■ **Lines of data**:

>>

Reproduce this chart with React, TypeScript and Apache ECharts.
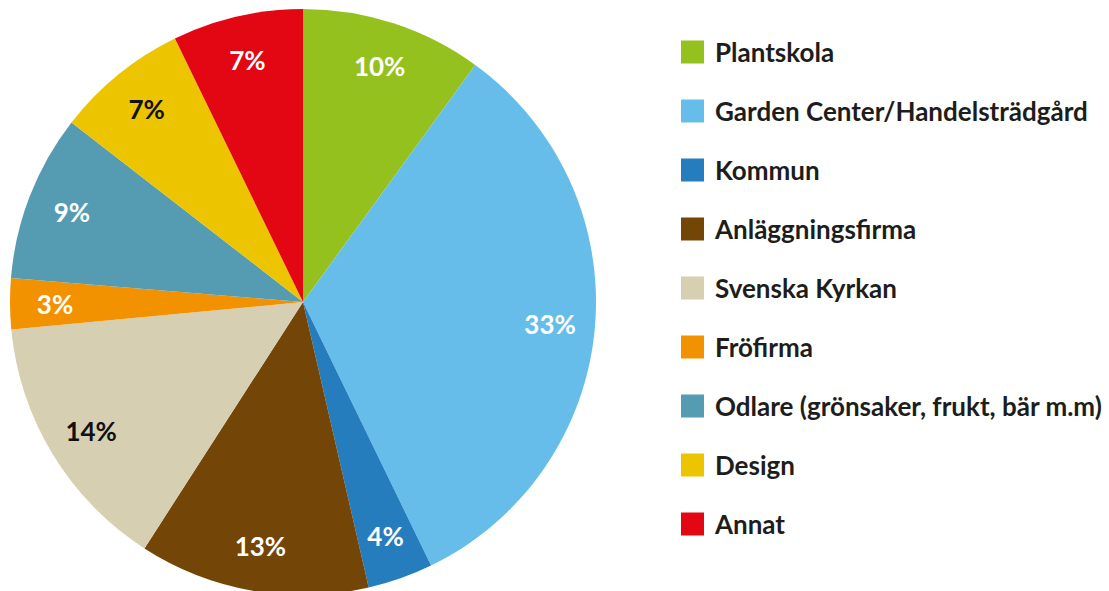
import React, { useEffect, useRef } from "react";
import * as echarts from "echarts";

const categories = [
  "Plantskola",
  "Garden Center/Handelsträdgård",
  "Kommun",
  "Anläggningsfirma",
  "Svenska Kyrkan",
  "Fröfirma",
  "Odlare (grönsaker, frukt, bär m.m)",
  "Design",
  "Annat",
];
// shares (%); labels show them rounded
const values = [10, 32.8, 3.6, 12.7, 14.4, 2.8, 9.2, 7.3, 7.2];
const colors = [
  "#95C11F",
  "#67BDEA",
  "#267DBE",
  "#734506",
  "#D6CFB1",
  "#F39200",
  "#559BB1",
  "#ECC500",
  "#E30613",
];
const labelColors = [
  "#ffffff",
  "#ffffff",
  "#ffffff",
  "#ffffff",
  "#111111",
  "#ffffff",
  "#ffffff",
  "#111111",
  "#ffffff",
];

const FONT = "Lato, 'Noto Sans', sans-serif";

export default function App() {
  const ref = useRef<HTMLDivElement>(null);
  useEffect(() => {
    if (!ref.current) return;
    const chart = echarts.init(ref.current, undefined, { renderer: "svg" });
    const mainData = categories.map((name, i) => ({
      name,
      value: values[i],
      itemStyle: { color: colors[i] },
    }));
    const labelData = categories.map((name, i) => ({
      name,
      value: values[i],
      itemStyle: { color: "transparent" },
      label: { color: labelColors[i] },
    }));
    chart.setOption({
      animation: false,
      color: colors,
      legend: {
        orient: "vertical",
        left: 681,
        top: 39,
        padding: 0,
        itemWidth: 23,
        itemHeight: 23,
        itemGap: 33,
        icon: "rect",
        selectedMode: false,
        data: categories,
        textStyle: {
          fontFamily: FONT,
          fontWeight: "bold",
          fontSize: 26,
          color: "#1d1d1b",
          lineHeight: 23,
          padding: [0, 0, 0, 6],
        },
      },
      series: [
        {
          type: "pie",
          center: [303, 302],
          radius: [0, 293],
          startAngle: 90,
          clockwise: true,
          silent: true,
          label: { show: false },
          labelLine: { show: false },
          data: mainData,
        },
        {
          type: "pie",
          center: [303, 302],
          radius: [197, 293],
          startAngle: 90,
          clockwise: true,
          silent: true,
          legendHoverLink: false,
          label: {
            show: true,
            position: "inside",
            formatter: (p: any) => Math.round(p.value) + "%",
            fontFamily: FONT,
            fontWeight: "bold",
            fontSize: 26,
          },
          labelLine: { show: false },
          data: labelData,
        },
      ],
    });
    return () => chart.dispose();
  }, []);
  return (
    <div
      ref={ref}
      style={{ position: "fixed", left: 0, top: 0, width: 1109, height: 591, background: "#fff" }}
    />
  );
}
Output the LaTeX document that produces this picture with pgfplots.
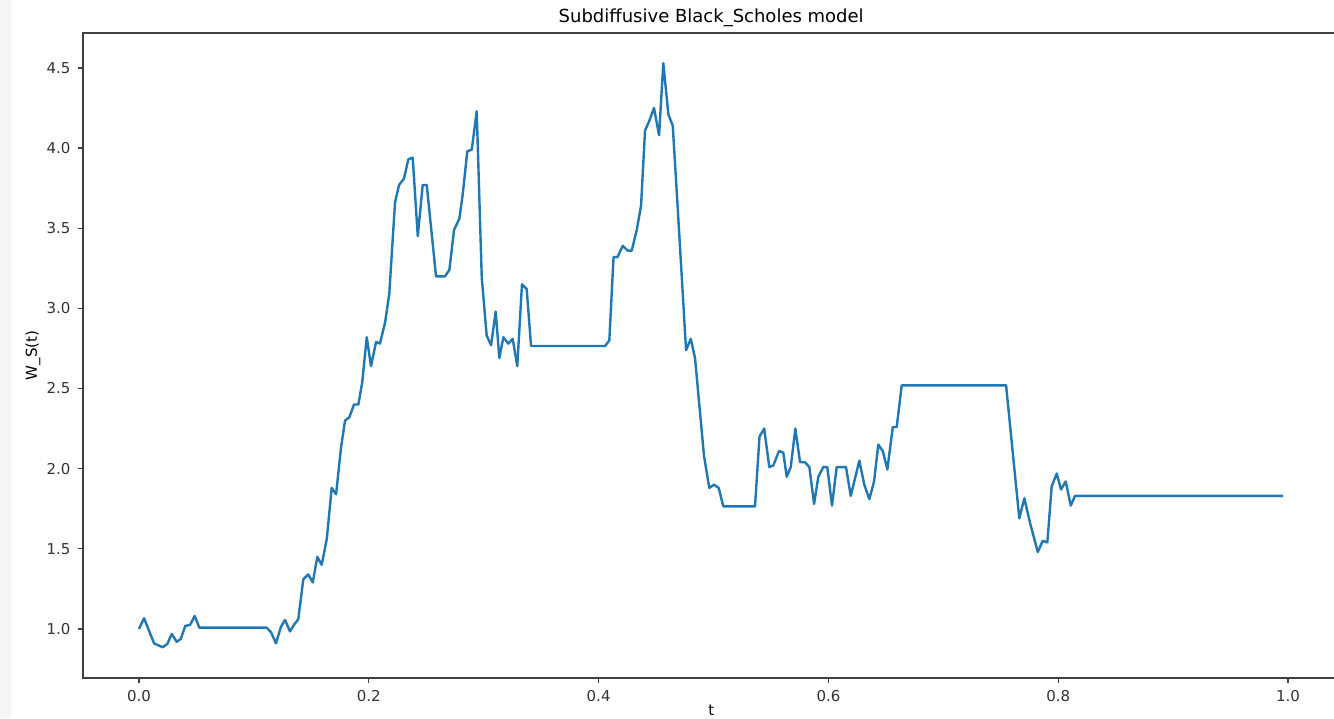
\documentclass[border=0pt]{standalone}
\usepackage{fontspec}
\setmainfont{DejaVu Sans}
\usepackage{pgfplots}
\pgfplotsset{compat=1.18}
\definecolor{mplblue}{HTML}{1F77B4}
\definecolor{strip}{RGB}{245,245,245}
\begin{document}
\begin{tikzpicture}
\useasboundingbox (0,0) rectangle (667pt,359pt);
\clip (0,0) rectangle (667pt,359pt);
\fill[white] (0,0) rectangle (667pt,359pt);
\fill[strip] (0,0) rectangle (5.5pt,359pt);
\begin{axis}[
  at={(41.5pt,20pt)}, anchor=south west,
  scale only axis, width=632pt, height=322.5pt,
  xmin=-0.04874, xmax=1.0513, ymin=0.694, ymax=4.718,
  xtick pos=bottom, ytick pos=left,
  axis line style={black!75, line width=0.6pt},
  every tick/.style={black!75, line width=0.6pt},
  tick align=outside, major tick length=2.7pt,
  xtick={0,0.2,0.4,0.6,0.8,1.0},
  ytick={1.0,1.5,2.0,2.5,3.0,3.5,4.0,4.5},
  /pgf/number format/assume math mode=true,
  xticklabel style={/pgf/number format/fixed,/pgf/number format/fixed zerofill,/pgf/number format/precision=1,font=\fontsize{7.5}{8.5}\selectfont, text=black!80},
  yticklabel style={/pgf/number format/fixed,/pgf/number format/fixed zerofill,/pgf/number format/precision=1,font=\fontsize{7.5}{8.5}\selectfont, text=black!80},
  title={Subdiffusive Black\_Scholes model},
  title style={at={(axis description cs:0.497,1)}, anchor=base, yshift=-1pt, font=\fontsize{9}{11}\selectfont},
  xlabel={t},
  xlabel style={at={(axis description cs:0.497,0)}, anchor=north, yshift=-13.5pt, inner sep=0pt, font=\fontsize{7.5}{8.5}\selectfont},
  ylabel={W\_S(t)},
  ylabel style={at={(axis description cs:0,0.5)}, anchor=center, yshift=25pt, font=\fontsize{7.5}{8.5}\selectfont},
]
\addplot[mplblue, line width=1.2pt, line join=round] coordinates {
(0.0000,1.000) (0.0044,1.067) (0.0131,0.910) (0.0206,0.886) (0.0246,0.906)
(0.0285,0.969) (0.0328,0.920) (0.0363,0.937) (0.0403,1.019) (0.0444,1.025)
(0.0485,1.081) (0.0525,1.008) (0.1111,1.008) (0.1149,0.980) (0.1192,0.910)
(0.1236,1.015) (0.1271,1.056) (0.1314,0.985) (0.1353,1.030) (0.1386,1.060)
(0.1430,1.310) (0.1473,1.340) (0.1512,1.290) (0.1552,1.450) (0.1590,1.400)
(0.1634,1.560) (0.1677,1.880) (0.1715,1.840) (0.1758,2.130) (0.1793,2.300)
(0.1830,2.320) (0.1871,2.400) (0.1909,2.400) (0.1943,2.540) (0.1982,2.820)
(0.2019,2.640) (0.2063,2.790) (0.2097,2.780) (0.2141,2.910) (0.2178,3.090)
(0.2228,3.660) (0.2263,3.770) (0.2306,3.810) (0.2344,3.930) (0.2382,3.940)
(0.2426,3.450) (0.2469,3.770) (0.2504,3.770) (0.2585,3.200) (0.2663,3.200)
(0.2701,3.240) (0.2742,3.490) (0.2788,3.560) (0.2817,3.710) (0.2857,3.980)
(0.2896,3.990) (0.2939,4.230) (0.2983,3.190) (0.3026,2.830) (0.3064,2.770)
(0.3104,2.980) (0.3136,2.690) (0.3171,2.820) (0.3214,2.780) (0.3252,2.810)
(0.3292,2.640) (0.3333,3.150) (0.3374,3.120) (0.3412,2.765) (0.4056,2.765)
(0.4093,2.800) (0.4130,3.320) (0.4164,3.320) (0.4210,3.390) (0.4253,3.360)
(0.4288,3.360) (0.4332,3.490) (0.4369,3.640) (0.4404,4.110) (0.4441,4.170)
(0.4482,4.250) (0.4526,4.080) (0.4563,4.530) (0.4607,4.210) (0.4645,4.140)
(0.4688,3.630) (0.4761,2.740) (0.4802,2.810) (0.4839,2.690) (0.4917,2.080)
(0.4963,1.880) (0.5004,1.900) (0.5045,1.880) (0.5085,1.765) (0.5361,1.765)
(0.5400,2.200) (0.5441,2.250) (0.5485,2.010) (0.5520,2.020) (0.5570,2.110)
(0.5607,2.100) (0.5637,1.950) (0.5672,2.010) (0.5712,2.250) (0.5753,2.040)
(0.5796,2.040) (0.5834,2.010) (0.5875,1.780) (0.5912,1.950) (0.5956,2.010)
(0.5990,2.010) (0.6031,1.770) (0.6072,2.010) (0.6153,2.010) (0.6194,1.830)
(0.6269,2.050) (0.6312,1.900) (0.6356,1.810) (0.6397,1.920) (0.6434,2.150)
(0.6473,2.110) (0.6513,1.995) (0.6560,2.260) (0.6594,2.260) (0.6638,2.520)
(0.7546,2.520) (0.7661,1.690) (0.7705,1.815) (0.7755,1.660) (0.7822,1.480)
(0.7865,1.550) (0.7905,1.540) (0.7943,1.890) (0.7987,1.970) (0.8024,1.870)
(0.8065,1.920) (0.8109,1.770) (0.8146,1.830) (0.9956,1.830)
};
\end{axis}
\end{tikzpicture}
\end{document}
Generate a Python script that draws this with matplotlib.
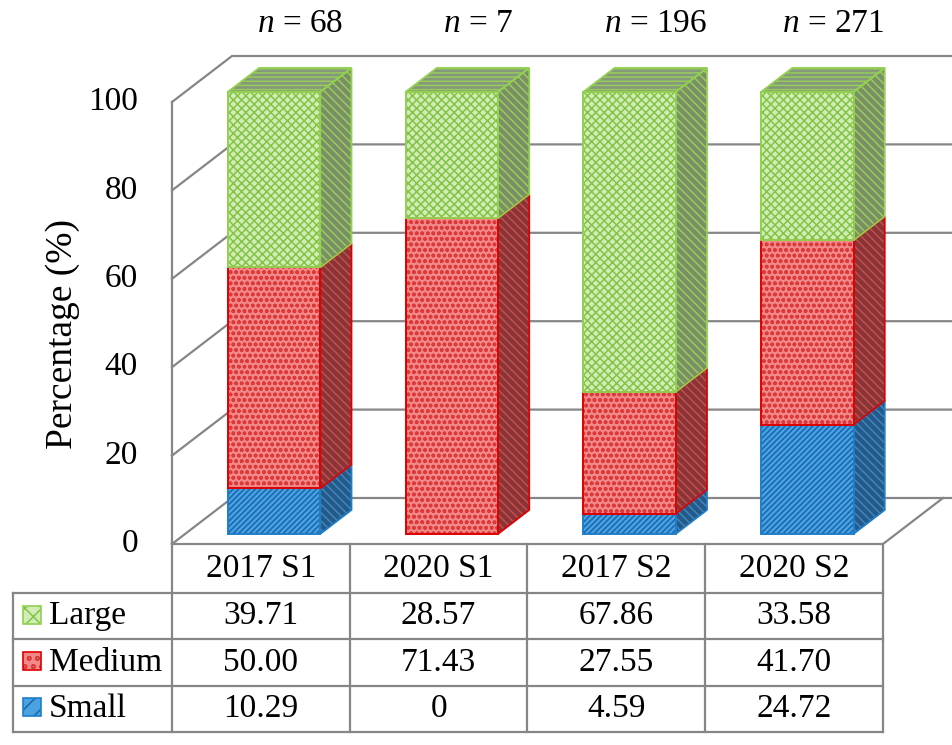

<<

■ **Goal**:
Repeat the listing above exactly from its first line to the line containing "import * as", both included, and omit the pictures.

■ **Result below**:
Reproduce this chart with React, TypeScript and Apache ECharts.
import React, { useEffect, useRef } from "react";
import * as echarts from "echarts";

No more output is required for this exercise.